Nope. Looking at other references, Kefa is Kepha, which is translated to "a stone", or "petros" in Beloved John's Greek handwriting. But in other Greek co-equal passages of Scripture, "petra" is either "tsoor" (Aramaic) or "selah" (the Hebrew equivalent of 'tsoor') but never, ever "kefa" (Aramaic) or "Cephas" (the English transliteration of "Kayphas" the Greek word).
The two words are distinct, not because they coincidentally are inflected with a particular gender, but because precisely Kefa and Petros refer to the size of the rock fragment (which could be, say, the size of a small boulder to perhaps the size of an ashlar, a temple-sized building stone); whereas because it is of the feminine gender, "petra" spectifically refers to a mass of rock equivalent to a mile-long escarpment, or a whole mountain, all one piece, and immovable except by, say, a volcanic eruption, for which in the Hebrew the word "selah", a noun of masculine gender would be the same thing; and its equivalent in Aramaic would be "tsoor," also coincidentally masculine in gender, never "kefa" a separated piece of granite or dolomite or some such stony material.
Hope you're getting this, from the linguistics point of view. I belivee your statement above is dead wrong.
Nope. Looking at other references, Kefa is Kepha,
Jesus said you are Cephas and said for the others to hear: upon this Cephas i will build my Church:,
metmon wrote
The Holy Spirit made a mistake when He chose those two words (petra and petros)to use, and determined that NT Scripture be preserved in Greek?
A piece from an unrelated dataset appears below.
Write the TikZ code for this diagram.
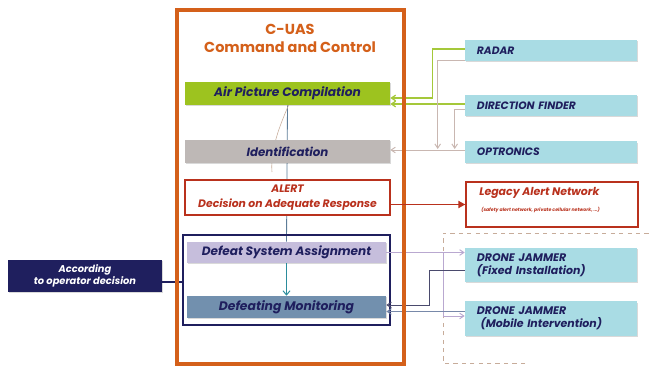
\documentclass[tikz,border=0pt]{standalone}
\usepackage{fontspec}
\setmainfont{Poppins}
\usetikzlibrary{calc,fit,shadows,backgrounds,arrows.meta}

\definecolor{ccorange}{HTML}{D4601A}
\definecolor{ccnavy}{HTML}{1F1F5E}
\definecolor{ccred}{HTML}{B9311D}
\definecolor{airgreen}{HTML}{9DC31F}
\definecolor{idgray}{HTML}{BEB8B6}
\definecolor{dsalav}{HTML}{C6BEDC}
\definecolor{dmblue}{HTML}{7290AE}
\definecolor{sensor}{HTML}{A9DCE4}
\definecolor{feedgray}{HTML}{C9B7B1}
\definecolor{feedgreen}{HTML}{A5C83A}
\definecolor{lavline}{HTML}{B9A8D0}
\definecolor{trunkblue}{HTML}{5C7C98}
\definecolor{arrowteal}{HTML}{2B8C9C}

\tikzset{
  stage/.style={minimum width=5.125cm, minimum height=0.575cm, inner sep=0pt,
    font=\fontsize{8.7}{10}\selectfont\bfseries\itshape, text=ccnavy,
    drop shadow={opacity=0.3, shadow xshift=0.8pt, shadow yshift=-0.8pt}},
  sensorbox/.style={fill=sensor, minimum width=4.3cm, text width=3.7cm, align=left,
    inner xsep=0.3cm, inner ysep=0pt, minimum height=0.525cm,
    font=\fontsize{7.6}{8}\selectfont\bfseries\itshape, text=ccnavy,
    drop shadow={opacity=0.3, shadow xshift=0.8pt, shadow yshift=-0.8pt}},
  feed/.style={line width=0.7pt, -{Straight Barb[length=3pt,width=4pt]}},
}

\begin{document}
\begin{tikzpicture}[x=0.025cm, y=-0.025cm]
  \useasboundingbox (0,0) rectangle (649,367);

  % command and control column
  \node[font=\fontsize{10.3}{12.8}\selectfont\bfseries, text=ccorange, align=center] (title) at (290,38) {C-UAS\\Command and Control};
  \node[stage, fill=airgreen] (air) at (287.5,93.5) {Air Picture Compilation};
  \node[stage, fill=idgray, font=\fontsize{8.4}{10}\selectfont\bfseries\itshape] (ident) at (287.5,151.5) {Identification};
  \node[stage, fill=white, draw=ccred, line width=0.9pt, minimum height=0.875cm, text=ccred, align=center,
    font=\fontsize{7.7}{10.5}\selectfont\bfseries\itshape] (alert) at (287.5,197.5) {ALERT\\Decision on Adequate Response};
  \node[stage, fill=dsalav, minimum width=4.975cm, minimum height=0.525cm, font=\fontsize{8.6}{9}\selectfont\bfseries\itshape] (dsa) at (286.5,252.5) {Defeat System Assignment};
  \node[stage, fill=dmblue, minimum width=4.975cm, minimum height=0.55cm, font=\fontsize{8.8}{9}\selectfont\bfseries\itshape] (dm) at (286.5,307) {Defeating Monitoring};
  \node[draw=ccnavy, line width=1.3pt, fit=(dsa)(dm), inner xsep=2.5pt, inner ysep=4.5pt] (defeat) {};

  % operator
  \node[fill=ccnavy, minimum width=3.85cm, minimum height=0.8cm, text=white, align=center,
    font=\fontsize{7}{9}\selectfont\bfseries\itshape,
    drop shadow={opacity=0.3, shadow xshift=0.8pt, shadow yshift=-0.8pt}] (oper) at (85,276) {According\\to operator decision};

  % sensors and effectors
  \node[sensorbox] (radar) at (551,50.5) {RADAR};
  \node[sensorbox] (df) at (551,105.5) {DIRECTION FINDER};
  \node[sensorbox] (opt) at (551,152) {OPTRONICS};
  \node[fill=white, draw=ccred, line width=0.9pt, minimum width=4.3cm, minimum height=1.125cm,
    drop shadow={opacity=0.3, shadow xshift=0.8pt, shadow yshift=-0.8pt}] (legacy) at (552,204.5) {};
  \node[anchor=west, text=ccred, font=\fontsize{7.8}{8}\selectfont\bfseries\itshape, inner sep=0pt] (legtitle) at (479,193) {Legacy Alert Network};
  \node[anchor=west, text=ccred, font=\fontsize{3.3}{4}\selectfont\bfseries\itshape, inner sep=0pt] (legnote) at (481,210) {(safety alert network, private cellular network, ...)};
  \node[sensorbox, minimum height=0.85cm, font=\fontsize{7.8}{9.5}\selectfont\bfseries\itshape] (jamfix) at (551,265) {DRONE JAMMER\\(Fixed Installation)};
  \node[sensorbox, minimum height=0.85cm, font=\fontsize{7.8}{9.5}\selectfont\bfseries\itshape] (jammob) at (551,318.5) {DRONE JAMMER\\\ (Mobile Intervention)};

  % trunk behind the stages
  \begin{scope}[on background layer]
    \draw[trunkblue, line width=0.6pt] (air.south) -- (dsa.north);
    \draw[feedgray!80!brown, line width=0.4pt] ($(air.south)+(1,0)$) .. controls (280,125) and (270,150) .. (272,172);
  \end{scope}
  \draw[arrowteal, line width=0.7pt, -{Straight Barb[length=3pt,width=5pt]}] (dsa.south) -- (dm.north);

  % sensor feeds
  \coordinate (radgreen) at ($(radar.west)+(0,-1.5)$);
  \coordinate (radgray) at ($(radar.west)+(0,9.5)$);
  \coordinate (dfgreen) at ($(df.west)+(0,-1.5)$);
  \coordinate (dfgray) at ($(df.west)+(0,3.5)$);
  \draw[feed, feedgreen, line width=0.9pt] (radgreen) -- ++(-32,0) |- ($(air.east)+(0,4.5)$);
  \draw[feed, feedgreen, line width=0.9pt] (dfgreen) -- (dfgreen -| air.east);
  \draw[feed, feedgray] (radgray) -| ($(opt.west)+(-27,-3)$);
  \draw[feed, feedgray] (dfgray) -| ($(opt.west)+(-10,-3)$);
  \draw[feed, feedgray] ($(opt.west)+(0,-2)$) -- ($(ident.east)+(0,-1.5)$);

  % effectors
  \draw[dashed, feedgray!80!brown, line width=0.6pt] (525,363) -- (443,363) -- (443,233) -- (649,233);
  \draw[feed, lavline] (dsa.east) -- (dsa.east -| jamfix.west);
  \draw[feed, lavline] (dsa.east -| 443,0) |- ($(jammob.west)+(0,-2.5)$);
  \draw[feed, ccnavy!55!gray] ($(jamfix.west)+(0,5)$) -- ++(-35,0) |- ($(dm.east)+(0,-2)$);
  \draw[feed, trunkblue!70!lavline] ($(jammob.west)+(0,-7)$) -- ($(dm.east)+(0,4.5)$);
  \coordinate (operout) at ($(oper.east)+(0,6)$);
  \draw[ccnavy, line width=1pt] (operout) -- (operout -| defeat.west);

  % C2 frame on top of feeds
  \draw[ccorange, line width=2.2pt] (177,10) rectangle (404,364);
  \draw[ccred, line width=1.3pt, -{Triangle[length=5pt,width=5pt]}] (legacy.west -| alert.east) -- (legacy.west);
\end{tikzpicture}
\end{document}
You just assume that the holy spirit had anything to do with it but it was written in Greek because that was the langiage of the day.
But the point is that our king James bible uses the word Rock that is R.O.C.K
You people coming up with your silly little excuses of why Peter can`t be the rock is so childish.
There are some good reasons to resist the Catholic Church but trying to put Peter down to the extent of even calling Jesus a liar is not going to get you any medals.